- WHAT TO WORK ON -
Below are the records; collect from them each line containing the string "that".

- DATA PROVIDED -
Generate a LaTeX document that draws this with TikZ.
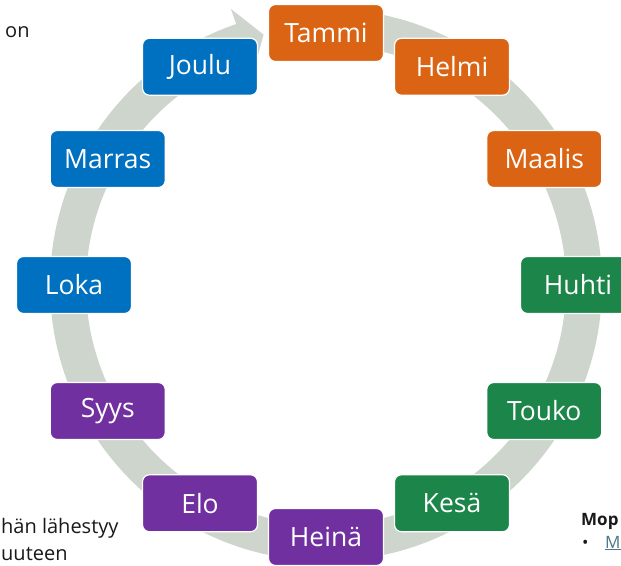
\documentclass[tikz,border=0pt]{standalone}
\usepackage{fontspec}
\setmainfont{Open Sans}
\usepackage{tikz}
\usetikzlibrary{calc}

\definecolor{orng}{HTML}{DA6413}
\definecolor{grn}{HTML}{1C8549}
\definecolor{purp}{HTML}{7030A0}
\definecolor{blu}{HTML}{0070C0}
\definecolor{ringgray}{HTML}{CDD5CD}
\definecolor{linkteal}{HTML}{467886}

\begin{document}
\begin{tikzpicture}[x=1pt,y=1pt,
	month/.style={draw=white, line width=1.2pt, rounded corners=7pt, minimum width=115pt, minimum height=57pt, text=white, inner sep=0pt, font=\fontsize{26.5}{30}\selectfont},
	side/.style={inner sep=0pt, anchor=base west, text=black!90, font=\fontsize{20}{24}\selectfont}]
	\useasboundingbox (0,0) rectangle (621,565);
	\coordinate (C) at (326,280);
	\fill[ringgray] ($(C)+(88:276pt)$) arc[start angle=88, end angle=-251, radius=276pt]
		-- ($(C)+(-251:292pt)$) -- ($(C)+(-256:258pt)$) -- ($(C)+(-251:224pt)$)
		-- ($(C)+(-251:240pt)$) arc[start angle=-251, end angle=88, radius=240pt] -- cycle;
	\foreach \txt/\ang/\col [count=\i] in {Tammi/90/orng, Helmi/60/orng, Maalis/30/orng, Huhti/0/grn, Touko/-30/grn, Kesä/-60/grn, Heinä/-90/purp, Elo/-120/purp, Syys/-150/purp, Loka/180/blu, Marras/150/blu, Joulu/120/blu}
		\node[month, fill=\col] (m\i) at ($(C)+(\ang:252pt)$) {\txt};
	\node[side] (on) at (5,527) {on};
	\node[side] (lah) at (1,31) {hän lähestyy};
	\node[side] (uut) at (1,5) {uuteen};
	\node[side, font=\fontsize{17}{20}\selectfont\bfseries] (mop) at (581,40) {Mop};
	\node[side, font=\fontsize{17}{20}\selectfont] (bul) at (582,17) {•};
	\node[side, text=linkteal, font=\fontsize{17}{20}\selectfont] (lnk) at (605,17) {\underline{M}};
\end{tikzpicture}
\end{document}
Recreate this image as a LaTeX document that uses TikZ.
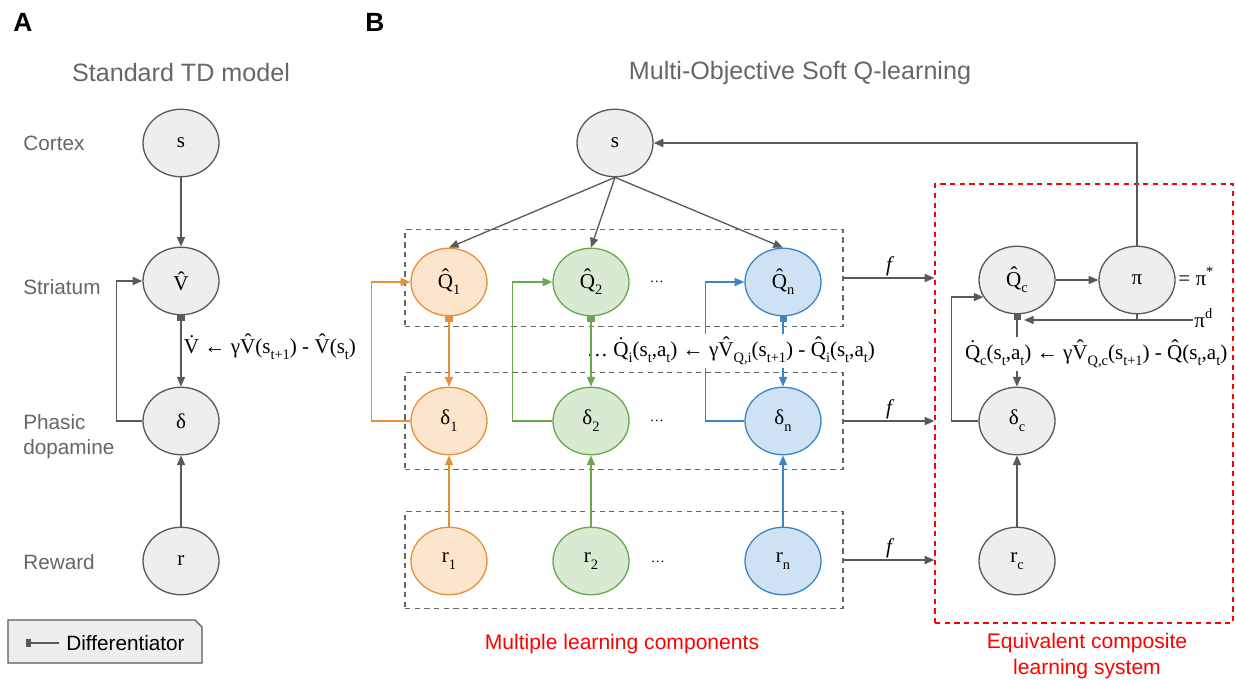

- RESULT -
Generate a LaTeX document that draws this with TikZ.
Recreate this image as a LaTeX document that uses TikZ.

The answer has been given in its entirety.